Sunday, September 5, 2021

New Textbook Seeks to Promote Civic Identity among Russian Muslim Religious

Paul Goble

            Staunton, Sept. 5 – A new textbook for students preparing to be mullahs and imams or being retrained after such training abroad seeks to give new content to the Russian concept of “traditional Islam” by promoting civic identity among Muslims and rejecting any suggestion that Islamic values and Russian traditional values are in any way in conflict.

            The textbook, entitled Civic Identity of Muslims of Russia, argues that the basic principles of Islam as laid down in the Koran and the hadith and those of traditional Russian values as defined by the Russian National Security Strategy are mutually supportive and thus re-enforce one another (svpressa.ru/society/article/308924/).

            Prepared by leading faculty members of Russia’s most prominent Muslim educational institutions with the backing of the Presidential Administration, the book is the latest attempt to define what constitutes “traditional Russian Islam” and to insist that Muslims avoid straying from its basic features.

            Since Stalin restored the Muslim Spiritual Directorate (MSD) system in World War II and with increasing intensity since the demise of communism with its anti-religious message, Russian officials have promoted the idea of “traditional Russian Islam” as something in which religious practice is confined to the mosque much as Christian practice often is to the church.

            Many Muslims in Russia and elsewhere object to that. They argue that Islam is an all-embracing faith governing all aspects of life and that Muslims should extend their faith to all aspects of life. Not surprisingly, that is seen as an unwelcome and even dangerous challenge by many non-Muslims in Russia.

            As Muslims have become more numerous and more self-confident, they aren’t willing to keep Islam restricted to the mosque as many Russian officials would like; and consequently, the relationship between the faithful and the state has often been fraught with the former seeing their faith requiring actions that government officials and non-Muslim society oppose.

            This new book seeks to provide a road map for navigating between these positions, arguing that Muslims as Muslims are called to be active participants in civic life but that they must do so as patriots and as citizens committed to living within the limits of the laws of the state.

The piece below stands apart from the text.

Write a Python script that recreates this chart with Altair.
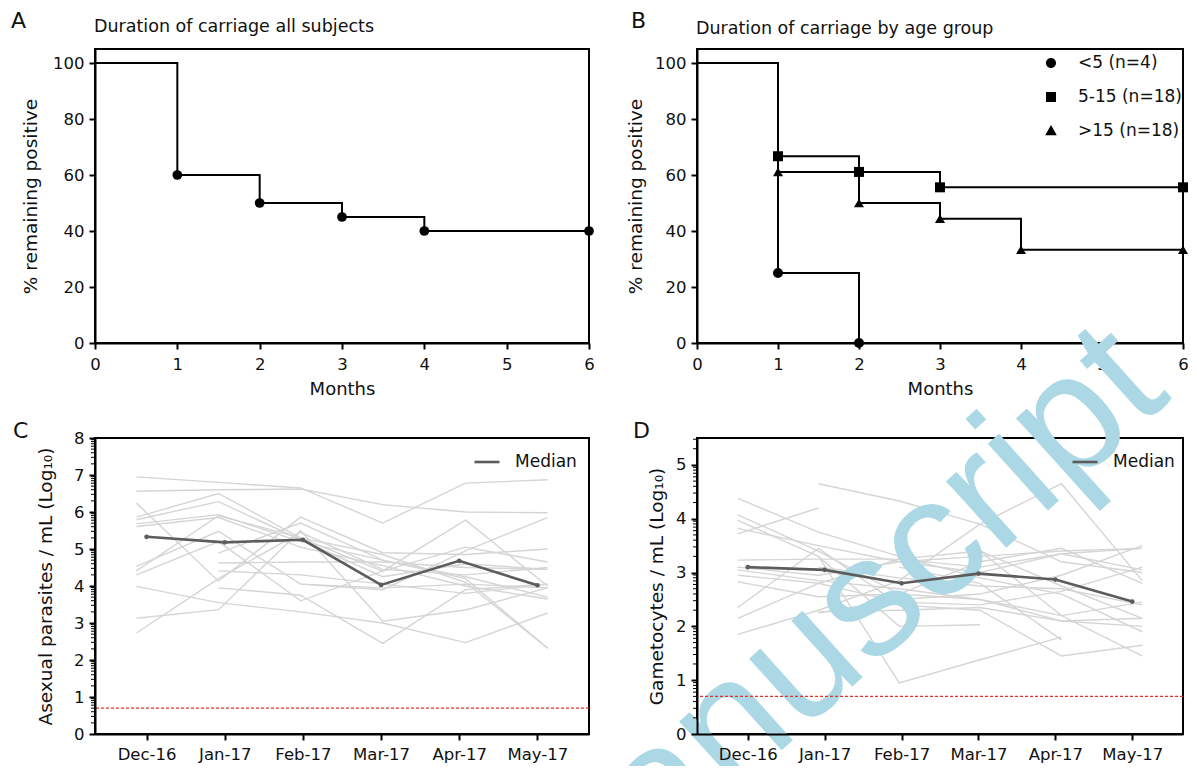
import json
import math
import altair as alt
import pandas as pd

FONT = "DejaVu Sans"
INK = "#111111"

# ---------------- data ----------------
# Panel A: all subjects
a_month = [0, 1, 2, 3, 4, 6]
a_pct = [100, 60, 50, 45, 40, 40]
a_marker = [0, 1, 1, 1, 1, 1]

# Panel B: by age group
b_groups = ["<5 (n=4)", "5-15 (n=18)", ">15 (n=18)"]
b_lt5_month = [0, 1, 2]
b_lt5_pct = [100, 25, 0]
b_lt5_marker = [0, 1, 1]
b_mid_month = [0, 1, 2, 3, 6]
b_mid_pct = [100, 66.7, 61.1, 55.6, 55.6]
b_mid_marker = [0, 1, 1, 1, 1]
b_old_month = [0, 1, 2, 3, 4, 6]
b_old_pct = [100, 61.1, 50.0, 44.4, 33.3, 33.3]
b_old_marker = [0, 1, 1, 1, 1, 1]

# Panels C/D
months = ["Dec-16", "Jan-17", "Feb-17", "Mar-17", "Apr-17", "May-17"]
median_x = [0, 1, 2, 3, 4, 5]
subject_x = [-0.13, 0.92, 1.97, 3.02, 4.08, 5.13]
lod = 0.7

c_median = [5.33, 5.18, 5.25, 4.03, 4.68, 4.02]
c_subjects = [
    [6.95, 6.80, 6.65, 5.70, 6.78, 6.87],
    [6.56, 6.60, 6.62, 6.20, 6.00, 5.98],
    [6.24, 4.13, 5.86, 4.90, 4.85, 5.00],
    [5.86, 6.50, 5.30, 4.40, 5.78, 4.00],
    [5.79, 6.28, 5.25, 4.25, 4.60, 4.45],
    [5.68, 5.93, 5.20, 4.70, 4.20, 2.32],
    [5.61, 5.85, 5.05, 4.55, 4.00, 3.65],
    [4.53, 5.48, 4.05, 3.90, 4.95, 5.85],
    [4.41, 5.90, 5.30, 4.85, 4.10, 2.32],
    [4.30, 5.20, 3.60, 4.40, 5.05, 4.65],
    [3.99, 3.55, 3.30, 3.00, 2.47, 3.27],
    [3.13, 3.36, 5.50, 3.05, 3.35, 3.95],
    [2.73, 4.20, 5.45, 4.45, 4.30, 4.50],
    [None, 4.89, 5.70, 4.70, 4.25, 3.70],
    [None, 4.41, 4.30, 4.05, 3.80, 4.05],
    [None, 4.62, 4.65, 4.65, 4.50, 4.45],
    [None, None, 4.05, 3.95, 4.05, 3.95],
    [None, 3.95, 3.75, 2.45, 3.90, 4.05],
]

d_median = [3.10, 3.05, 2.80, 2.98, 2.87, 2.46]
d_subjects = [
    [4.38, 3.75, 3.30, 2.90, 2.60, 1.90],
    [4.07, 3.40, 2.60, 2.50, 2.20, 1.45],
    [3.97, 3.30, 2.00, 2.03, None, None],
    [3.82, 3.50, 3.20, 3.00, 3.35, 3.45],
    [3.72, 4.20, None, None, None, None],
    [3.23, 3.25, 3.25, 3.10, 3.35, 3.05],
    [3.10, 2.95, 3.20, 3.30, 3.40, 3.45],
    [3.05, 2.85, 2.70, 2.50, 2.10, 2.15],
    [2.95, 2.80, 2.45, 2.40, 2.65, 3.10],
    [2.83, 2.55, 2.60, 3.20, 3.45, 2.80],
    [2.35, 3.45, 2.40, 2.30, 1.45, 1.65],
    [2.15, 2.80, 3.25, 3.40, 2.20, 2.45],
    [1.85, 2.30, 2.85, 3.90, 4.65, 2.85],
    [None, 4.65, 4.33, 3.90, 3.20, 3.00],
    [None, 3.30, 0.95, 1.38, 1.80, None],
    [None, 2.27, 2.30, 2.35, 2.10, 2.00],
    [None, 3.10, 2.90, 2.75, 2.70, 2.40],
    [None, 2.25, 2.50, 2.60, 2.95, 3.50],
    [None, None, 3.10, 2.80, 1.75, None],
    [None, None, None, 3.40, 2.75, 2.15],
]

LEFT_W = 494
RIGHT_W = 486

# ---------------- helpers ----------------
def ax(**kw):
    base = dict(
        labelFont=FONT, labelFontSize=16.5, labelColor=INK, labelPadding=5,
        labelFlush=False, labelOverlap=False,
        titleFont=FONT, titleFontSize=18.5, titleColor=INK, titleFontWeight="normal",
        domainColor="black", domainWidth=2, tickColor="black", tickWidth=2,
        tickSize=6, grid=False,
    )
    base.update(kw)
    return alt.Axis(**base)


def text_layer(txt, x, y, size, align="left"):
    return alt.Chart(pd.DataFrame({"t": [txt]})).mark_text(
        align=align, baseline="alphabetic", font=FONT, fontSize=size, color=INK
    ).encode(text="t:N", x=alt.value(x), y=alt.value(y))


# ---------------- panel A ----------------
dfA = pd.DataFrame({"month": a_month, "pct": a_pct, "marker": a_marker})
xA = alt.X("month:Q", scale=alt.Scale(domain=[0, 6], nice=False, zero=False),
           axis=ax(values=list(range(7)), title="Months", titleFontSize=18, titlePadding=8, labelPadding=7))
yA = alt.Y("pct:Q", scale=alt.Scale(domain=[0, 105], nice=False),
           axis=ax(values=[0, 20, 40, 60, 80, 100], title="% remaining positive", titlePadding=12))

lineA = alt.Chart(dfA).mark_line(interpolate="step-after", color="black", strokeWidth=2).encode(x=xA, y=yA)
ptsA = alt.Chart(dfA).transform_filter("datum.marker == 1").mark_circle(
    size=95, color="black", opacity=1).encode(x=xA, y=yA)
panelA = alt.layer(
    lineA, ptsA,
    text_layer("A", -84, -21, 22),
    text_layer("Duration of carriage all subjects", -1, -17, 17.5),
).properties(width=LEFT_W, height=294)

# ---------------- panel B ----------------
rows = []
for g, ms, ps, mk in [
    (b_groups[0], b_lt5_month, b_lt5_pct, b_lt5_marker),
    (b_groups[1], b_mid_month, b_mid_pct, b_mid_marker),
    (b_groups[2], b_old_month, b_old_pct, b_old_marker),
]:
    for m, p, k in zip(ms, ps, mk):
        rows.append({"group": g, "month": m, "pct": p, "marker": k})
dfB = pd.DataFrame(rows)

xB = alt.X("month:Q", scale=alt.Scale(domain=[0, 6], nice=False, zero=False),
           axis=ax(values=list(range(7)), title="Months", titleFontSize=18, titlePadding=8, labelPadding=7))
yB = alt.Y("pct:Q", scale=alt.Scale(domain=[0, 105], nice=False),
           axis=ax(values=[0, 20, 40, 60, 80, 100], title="% remaining positive", titlePadding=9))

lineB = alt.Chart(dfB).mark_line(interpolate="step-after", color="black", strokeWidth=2).encode(
    x=xB, y=yB, detail="group:N")
ptsB = alt.Chart(dfB).transform_filter("datum.marker == 1").mark_point(
    filled=True, size=100, color="black", opacity=1).encode(
    x=xB, y=yB,
    shape=alt.Shape("group:N", scale=alt.Scale(domain=b_groups, range=["circle", "square", "triangle-up"]),
                    legend=None))
legend_paths = [
    "M-1.35,0H1.35M0.5,0A0.5,0.5,0,1,1,-0.5,0A0.5,0.5,0,1,1,0.5,0Z",
    "M-1.35,0H1.35M-0.5,-0.5H0.5V0.5H-0.5Z",
    "M-1.35,0H1.35M0,-0.6L0.58,0.42H-0.58Z",
]
legB = alt.Chart(dfB).mark_point(filled=True, color="black", stroke="black", strokeWidth=2, opacity=0).encode(
    x=xB, y=yB,
    shape=alt.Shape("group:N", scale=alt.Scale(domain=b_groups, range=legend_paths),
                    legend=alt.Legend(title=None, orient="none", legendX=343, legendY=3, padding=0,
                                      symbolSize=400, symbolFillColor="black", symbolStrokeColor="black",
                                      symbolStrokeWidth=2, symbolOpacity=1,
                                      labelFont=FONT, labelFontSize=17, labelColor=INK,
                                      labelOffset=16, rowPadding=14)))
panelB = alt.layer(
    lineB, ptsB, legB,
    text_layer("B", -66, -21, 22),
    text_layer("Duration of carriage by age group", -1, -15, 17.5),
).resolve_scale(shape="independent").properties(width=RIGHT_W, height=294)

# ---------------- panels C / D ----------------
label_expr = json.dumps(months) + "[round(datum.value)]"


def minor_values(top):
    vals = []
    for k in range(0, int(math.ceil(top))):
        for m in range(2, 10):
            v = k + math.log10(m)
            if v <= top:
                vals.append(round(v, 4))
    return vals


def subjects_df(series):
    out = []
    for i, s in enumerate(series):
        for xv, v in zip(subject_x, s):
            if v is not None:
                out.append({"subject": f"s{i}", "x": xv, "v": v})
    return pd.DataFrame(out)


def time_panel(letter, letter_x, series, median, ytop, ytitle, tpad, legx):
    xs = alt.X("x:Q", scale=alt.Scale(domain=[-0.66, 5.66], nice=False, zero=False),
               axis=ax(values=median_x, labelExpr=label_expr, title=None, labelPadding=6, zindex=1))
    ys = alt.Y("v:Q", scale=alt.Scale(domain=[0, ytop], nice=False),
               axis=ax(values=list(range(0, int(ytop) + 1)), format="d",
                       title=ytitle, titlePadding=tpad, zindex=1))
    gray = alt.Chart(subjects_df(series)).mark_line(color="#d5d5d5", strokeWidth=1.4).encode(
        x=xs, y=ys, detail="subject:N")
    dfm = pd.DataFrame({"x": median_x, "v": median, "series": ["Median"] * len(median)})
    med = alt.Chart(dfm).mark_line(strokeWidth=2.6).encode(
        x=xs, y=ys,
        color=alt.Color("series:N", scale=alt.Scale(domain=["Median"], range=["#5c5c5c"]),
                        legend=alt.Legend(title=None, orient="none", legendX=legx, legendY=10, padding=0,
                                          symbolType="stroke", symbolSize=625, symbolStrokeWidth=2.6,
                                          labelFont=FONT, labelFontSize=17, labelColor=INK,
                                          labelOffset=14)))
    medpts = alt.Chart(dfm).mark_circle(size=22, color="#5c5c5c", opacity=1).encode(x=xs, y=ys)
    rule = alt.Chart(pd.DataFrame({"v": [lod]})).mark_rule(
        color="#e0322c", strokeDash=[3, 2], strokeWidth=1.2).encode(y=ys)
    minor = alt.Chart(pd.DataFrame({"v": minor_values(ytop)})).mark_rule(
        color="black", strokeWidth=1).encode(y=ys, x=alt.value(-4), x2=alt.value(0))
    return gray, med, medpts, rule, minor, text_layer(letter, letter_x, 0, 22)


gC, mC, pC, rC, nC, tC = time_panel("C", -82, c_subjects, c_median, 8,
                                    "Asexual parasites / mL (Log₁₀)", 18, 378)
panelC = alt.layer(gC, rC, mC, pC, nC, tC).properties(width=LEFT_W, height=296)

gD, mD, pD, rD, nD, tD = time_panel("D", -64, d_subjects, d_median, 5.5,
                                    "Gametocytes / mL (Log₁₀)", 9, 374)
watermark = alt.Chart(pd.DataFrame({"t": ["Manuscript"]})).mark_text(
    font="Liberation Sans", fontSize=170, color="#acd8e6", angle=318, align="center", baseline="middle"
).encode(text="t:N", x=alt.value(133), y=alt.value(200))
panelD = alt.layer(gD, watermark, rD, mD, pD, nD, tD).properties(width=RIGHT_W, height=296)

chart = alt.concat(
    panelA, panelB, panelC, panelD, columns=2, spacing={"row": 95, "column": 108}, bounds="flush"
).resolve_scale(color="independent", shape="independent").resolve_legend(
    color="independent", shape="independent"
).properties(
    autosize=alt.AutoSizeParams(type="none"),
    padding={"left": 87, "top": 41, "right": 1181 - 87, "bottom": 758 - 41},
).configure_view(stroke="black", strokeWidth=2)

chart.save("out.html", embed_options={"renderer": "svg", "actions": False})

            It is unlikely that this book or indeed any book will be sufficient to achieve that end. There are simply too many situations in which the interests of the two sides will come into conflict. But the book matters because it is a rare attempt to deal with something both need to deal with.

            On the one hand, this book does support Muslim aspirations to participate in the civic life of Russia rather than remain isolated in mosque or Muslim neighborhood; but on the other, it insists that they must do so as patriots and as citizens obedient to the laws of the state because that is a principle that lies at the basis of Islamic practice.

            Emblematic of that mission, the cover of the textbook features two quotations, one from a saying of the Prophet and the other from the new Russian National Security Doctrine. The first says that when Mohammed was asked about life in society, he responded that “a Muslim is he who does not inflict harm on people by his tongue or his hands.”

            And the second specifies that it is the task of all citizens to strengthen civic unity, all-Russian identity, interethnic and interconfessional concord, and the preservation of the uniqueness of the multi-national people of the Russian Federation.